Would Kalkiism Kill Freedom?



21. Would Kalkiism Kill Freedom?

The most common fear is simple: If the state controls the economy, what happens to individual freedom?

Kalkiism responds by separating economic freedom from existential freedom. Today, most people have formal freedom but limited practical choice. You are free to choose any job—as long as you can survive without it.

A system that guarantees housing, food, healthcare, and education expands real freedom while restricting only one thing: the freedom to dominate others economically.

Freedom from exploitation is still freedom.


22. The Black Market Question: Would Money Just Come Back?

Critics argue that banning money simply pushes it underground.

Kalkiism’s answer is structural: black markets thrive when official systems fail to meet needs. If all essentials are accessible without currency, the incentive to recreate money collapses.

Illicit trade would still exist for prohibited goods or power abuses—but not for survival. When scarcity is removed, black markets lose scale, not because of policing, but because of irrelevance.

Money doesn’t vanish by force. It withers from disuse.


23. What About Laziness, Free Riders, and Human Nature?

This objection assumes human nature is static—and pessimistic.

Kalkiism flips the question: Does capitalism reveal human nature, or does it distort it? Systems shape behavior. Fear produces hoarding. Competition produces aggression. Security produces cooperation.

Free riders will exist. They already do. The difference is scale. In a system where contribution is socially visible and culturally valued, non-participation carries social cost rather than financial loopholes.

Human nature adapts to incentives. Change the incentives.


24. Could Kalkiism Slide Into Totalitarianism?

Yes. And so could any system.

The manifesto does not deny this risk—it confronts it. Concentrated power is dangerous only when opaque and unaccountable.

Kalkiism proposes safeguards:

  • Open data governance

  • Term-limited leadership

  • Continuous public auditing

  • Decentralized oversight bodies

The danger is not a strong state. It is an unchecked one.

Ironically, capitalism concentrates power privately, where democratic oversight is weakest.


25. What Happens to Art, Luxury, and Excellence?

If everyone is equal, does everything become mediocre?

Kalkiism rejects forced sameness. Equality of access does not mean equality of outcome. Excellence is rewarded through recognition, influence, and expanded creative freedom—not wealth.

Luxury shifts from accumulation to experience:

  • Time

  • Space

  • Tools

  • Mastery

The artist no longer starves. The scientist no longer chases grants. The elite is redefined as those who contribute most meaningfully, not those who extract most efficiently.


26. Can a Moneyless Economy Handle Scarcity?

Scarcity does not disappear. It is managed differently.

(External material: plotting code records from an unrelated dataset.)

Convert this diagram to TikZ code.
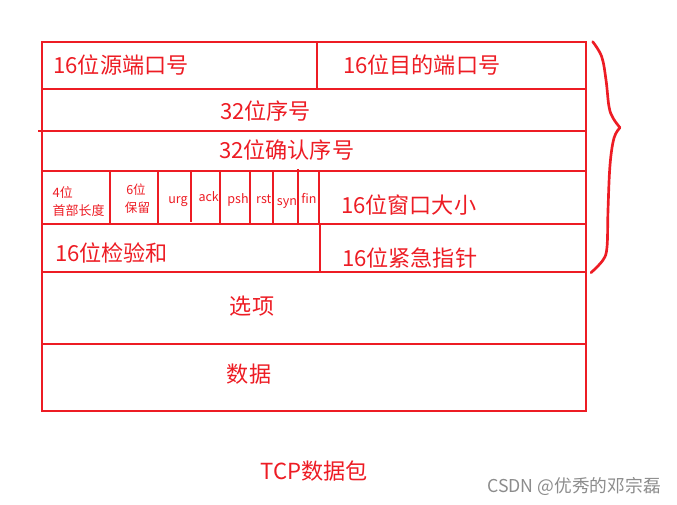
\documentclass[tikz,border=0pt]{standalone}
\usepackage{fontspec}
\setmainfont{Noto Sans CJK SC}
\definecolor{pred}{RGB}{237,28,36}
\definecolor{wmgray}{RGB}{140,140,140}
\begin{document}
\begin{tikzpicture}[x=0.75pt,y=-0.75pt,
  frame/.style={draw=pred,line width=1.5pt},
  big/.style={anchor=base west,inner sep=0,outer sep=0,text=pred,font=\fontsize{16.6}{19}\selectfont},
  small/.style={anchor=base,inner sep=0,outer sep=0,text=pred,font=\fontsize{9.4}{11}\selectfont},
  smallw/.style={anchor=base west,inner sep=0,outer sep=0,text=pred,font=\fontsize{9.7}{11}\selectfont}]
\useasboundingbox (0,0) rectangle (677,505);
% outer frame and rows
\draw[frame] (42,42) rectangle (586,411);
\draw[frame] (42,89) -- (586,89);
\draw[frame] (38,131) -- (586,131);
\draw[frame] (42,171) -- (586,171);
\draw[frame] (42,224) -- (586,224);
\draw[frame] (42,272) -- (586,272);
\draw[frame] (42,344) -- (586,344);
% vertical dividers
\draw[frame] (317,42) -- (317,89);
\foreach \x in {110,158,220,250,273,319} \draw[frame] (\x,171) -- (\x,224);
\draw[frame] (191,171) -- (191,222);
\draw[frame] (298,169) -- (298,224);
\draw[frame] (320,224) -- (320,272);
% brace
\draw[pred,line width=2pt,line cap=round,line join=round]
  plot[smooth,tension=0.6] coordinates {(592.7,41.7) (601.7,56.7) (606,80) (609,106.7) (613,118) (620,127.7)}
  plot[smooth,tension=0.6] coordinates {(620,127.7) (614,138) (610,165) (608,210) (607,247) (603,260) (591,272.7)};
% texts
\node[big] (src) at (53.4,73.3) {16位源端口号};
\node[big] (dst) at (343,73.3) {16位目的端口号};
\node[big] (seq) at (220,120) {32位序号};
\node[big] (ack) at (219,158.3) {32位确认序号};
\node[smallw] (hl1) at (52.7,197.7) {4位};
\node[smallw] (hl2) at (52.7,216) {首部长度};
\node[small] (rs1) at (136,195) {6位};
\node[small] (rs2) at (137.5,212.7) {保留};
\node[small] (urg) at (178,204) {urg};
\node[small] (fack) at (208.7,201.7) {ack};
\node[small] (psh) at (238,204) {psh};
\node[small] (rst) at (263.8,204) {rst};
\node[small] (syn) at (287,206) {syn};
\node[small] (fin) at (309,203.3) {fin};
\node[big] (win) at (341,213.3) {16位窗口大小};
\node[big] (chk) at (55,261.7) {16位检验和};
\node[big] (urp) at (342,266.7) {16位紧急指针};
\node[big,anchor=base] (opt) at (252,315) {选项};
\node[big,anchor=base] (data) at (249,382) {数据};
\node[big] (title) at (260.7,479.3) {TCP数据包};
\node[anchor=base east,inner sep=0,text=wmgray,font=\fontsize{13.3}{15}\selectfont] (wm) at (661,492.7) {CSDN @优秀的邓宗磊};
\end{tikzpicture}
\end{document}
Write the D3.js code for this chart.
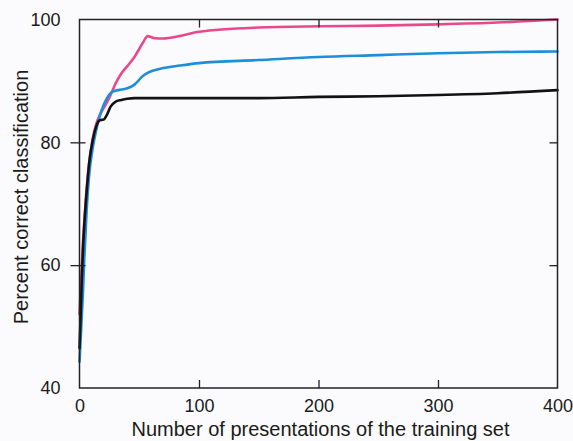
<!DOCTYPE html>
<html>
<head>
<meta charset="utf-8">
<script src="https://cdn.jsdelivr.net/npm/d3@7"></script>
<style>
  html, body { margin: 0; padding: 0; background: #fbfafc; }
  svg { display: block; }
  text { font-family: "Liberation Sans", Arial, Helvetica, sans-serif; fill: #1a1a1a; }
</style>
</head>
<body>
<svg id="chart" width="573" height="441"></svg>
<script>
// ---- data ----
const epochs = [0, 1, 2, 3, 4, 6, 8, 11, 14, 17, 20, 23, 26, 30, 35, 40, 46, 53, 57, 62, 70, 84, 100, 150, 200, 250, 300, 350, 400];
const pinkSeries  = [52, 56, 60, 64, 67, 72.5, 76.5, 80.5, 83, 84.5, 85.5, 86.5, 87.7, 89.5, 91.2, 92.4, 93.9, 96.2, 97.3, 97.0, 96.9, 97.3, 98.0, 98.7, 98.9, 99.0, 99.2, 99.5, 100];
const blueSeries  = [44.3, 48, 52, 56, 61, 69, 74.5, 79, 82, 84.3, 86, 87.2, 88, 88.4, 88.6, 88.8, 89.4, 90.8, 91.3, 91.7, 92.1, 92.5, 92.9, 93.4, 93.9, 94.2, 94.5, 94.7, 94.8];
const blackSeries = [46.5, 52, 58, 63, 66.5, 72, 76.5, 80.3, 82.6, 83.6, 83.7, 84.5, 85.8, 86.6, 86.9, 87.1, 87.2, 87.2, 87.2, 87.2, 87.2, 87.2, 87.2, 87.2, 87.4, 87.5, 87.7, 88.0, 88.5];
const xTicks = [0, 100, 200, 300, 400];
const yTicks = [40, 60, 80, 100];
const xTitle = "Number of presentations of the training set";
const yTitle = "Percent correct classification";

// ---- layout ----
const svg = d3.select("#chart");
const L = 79.5, R = 557.5, T = 19.5, B = 388;
const x = d3.scaleLinear().domain([0, 400]).range([L, R]);
const y = d3.scaleLinear().domain([40, 100]).range([B, T]);

// series lines
const line = d3.line()
  .x((d, i) => x(epochs[i]))
  .y(d => y(d))
  .curve(d3.curveMonotoneX);

const series = [
  { values: pinkSeries, color: "#e8498c" },
  { values: blueSeries, color: "#1b8fd9" },
  { values: blackSeries, color: "#121212" }
];
svg.append("g").selectAll("path").data(series).join("path")
  .attr("d", d => line(d.values))
  .attr("fill", "none")
  .attr("stroke", d => d.color)
  .attr("stroke-width", 2.6)
  .attr("stroke-linejoin", "round")
  .attr("stroke-linecap", "round");

// frame
svg.append("rect")
  .attr("x", L).attr("y", T)
  .attr("width", R - L).attr("height", B - T)
  .attr("fill", "none").attr("stroke", "#222").attr("stroke-width", 1.5);

// bottom axis: inward ticks + labels
const axB = d3.axisBottom(x).tickValues(xTicks).tickSizeInner(-8).tickSizeOuter(0).tickPadding(11);
const gb = svg.append("g").attr("transform", `translate(0,${B})`).call(axB);
gb.select(".domain").remove();
gb.selectAll(".tick line").attr("stroke", "#222").attr("stroke-width", 1.3)
  .filter(d => d === 0 || d === 400).remove();
gb.selectAll(".tick text").attr("font-size", 18).attr("fill", "#1a1a1a")
  .attr("font-family", '"Liberation Sans", Arial, sans-serif');

// top axis: inward ticks
const axT = d3.axisTop(x).tickValues(xTicks.filter(v => v > 0 && v < 400)).tickSizeInner(-8).tickSizeOuter(0).tickFormat("");
const gt = svg.append("g").attr("transform", `translate(0,${T})`).call(axT);
gt.select(".domain").remove();
gt.selectAll(".tick line").attr("stroke", "#222").attr("stroke-width", 1.3);

// left axis: crossing ticks + labels
const axL = d3.axisLeft(y).tickValues(yTicks).tickSizeInner(9).tickSizeOuter(0).tickPadding(10);
const gl = svg.append("g").attr("transform", `translate(${L},0)`).call(axL);
gl.select(".domain").remove();
gl.selectAll(".tick line").attr("stroke", "#222").attr("stroke-width", 1.3)
  .attr("x2", -9).attr("x1", 6)
  .filter(d => d === 40 || d === 100).remove();
gl.selectAll(".tick text").attr("font-size", 18).attr("fill", "#1a1a1a")
  .attr("font-family", '"Liberation Sans", Arial, sans-serif');

// right axis: inward ticks
const axR = d3.axisRight(y).tickValues(yTicks.filter(v => v > 40 && v < 100)).tickSizeInner(-8).tickSizeOuter(0).tickFormat("");
const gr = svg.append("g").attr("transform", `translate(${R},0)`).call(axR);
gr.select(".domain").remove();
gr.selectAll(".tick line").attr("stroke", "#222").attr("stroke-width", 1.3);

// titles
svg.append("text")
  .attr("x", (L + R) / 2 + 2).attr("y", 436)
  .attr("text-anchor", "middle").attr("font-size", 20)
  .text(xTitle);
svg.append("text")
  .attr("transform", `translate(28,197) rotate(-90)`)
  .attr("text-anchor", "middle").attr("font-size", 20)
  .text(yTitle);
</script>
</body>
</html>
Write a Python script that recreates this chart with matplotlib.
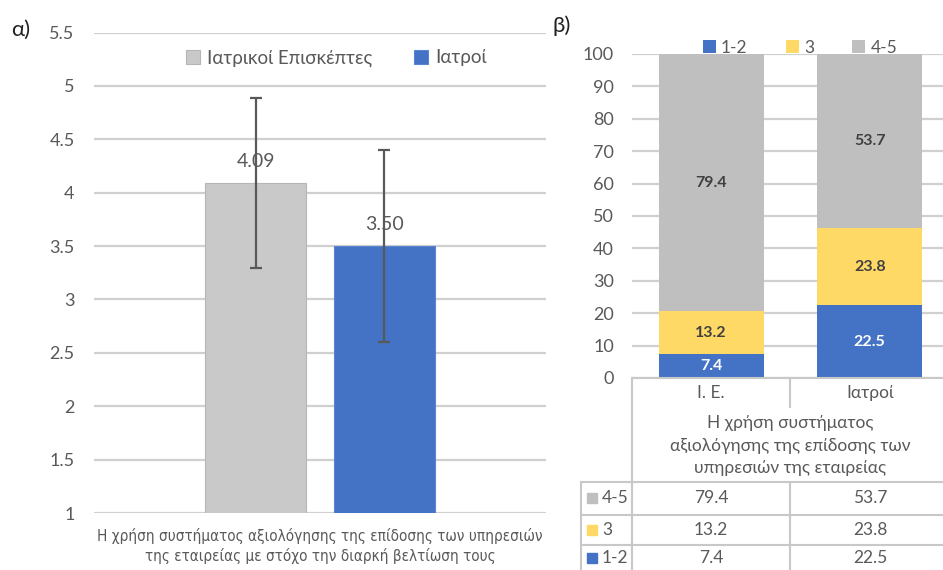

Under capitalism, scarcity is allocated by price. Under Kalkiism, it is allocated by priority and need.

During shortages:

  • Essential services are protected

  • Consumption is rationed transparently

  • Hoarding is structurally impossible

This already happens during wars and disasters. Kalkiism simply normalizes emergency logic without the emergency.

Scarcity becomes a planning problem, not a profit opportunity.


27. International Relations in a Capitalist World

A Kalkiist country would still exist in a capitalist global system. This is one of the hardest challenges.

The manifesto suggests:

  • Strategic self-sufficiency

  • Limited external trade through state channels

  • Gradual regional alliances

  • Knowledge and technology exchange without profit motives

This is not isolationism. It is insulation.

A post-money society must protect itself from money-driven external pressure during transition.


28. Which Country Could Actually Try This First?

Not every country can.

Kalkiism requires:

  • Administrative capacity

  • Technological infrastructure

  • Social trust

  • Demographic stability

The manifesto hints that countries with large populations, internal markets, and cultural collectivism have an advantage.

The question is not who is richest, but who is structurally ready.

History suggests the next system rarely emerges from the center of the old one.


29. What If Kalkiism Fails?

Failure is possible. Any honest system admits that.

But failure under Kalkiism looks different. There is no financial collapse, no mass unemployment, no debt spiral.

Failure becomes bureaucratic stagnation or governance decay—serious, but reversible.

The cost of failure is correction, not catastrophe.

That alone is a design upgrade.


30. The Final Resistance: Giving Up Relative Advantage

The deepest opposition to Kalkiism is not ideological. It is personal.

People fear losing:

  • Status

  • Inheritance

  • Advantage for their children

  • Superiority disguised as merit

Kalkiism does not promise everyone more. It promises everyone enough.

That is terrifying to those who benefit from scarcity—even unintentionally.

The real question is not whether Kalkiism is viable.

It is whether humanity is ready to stop competing for survival.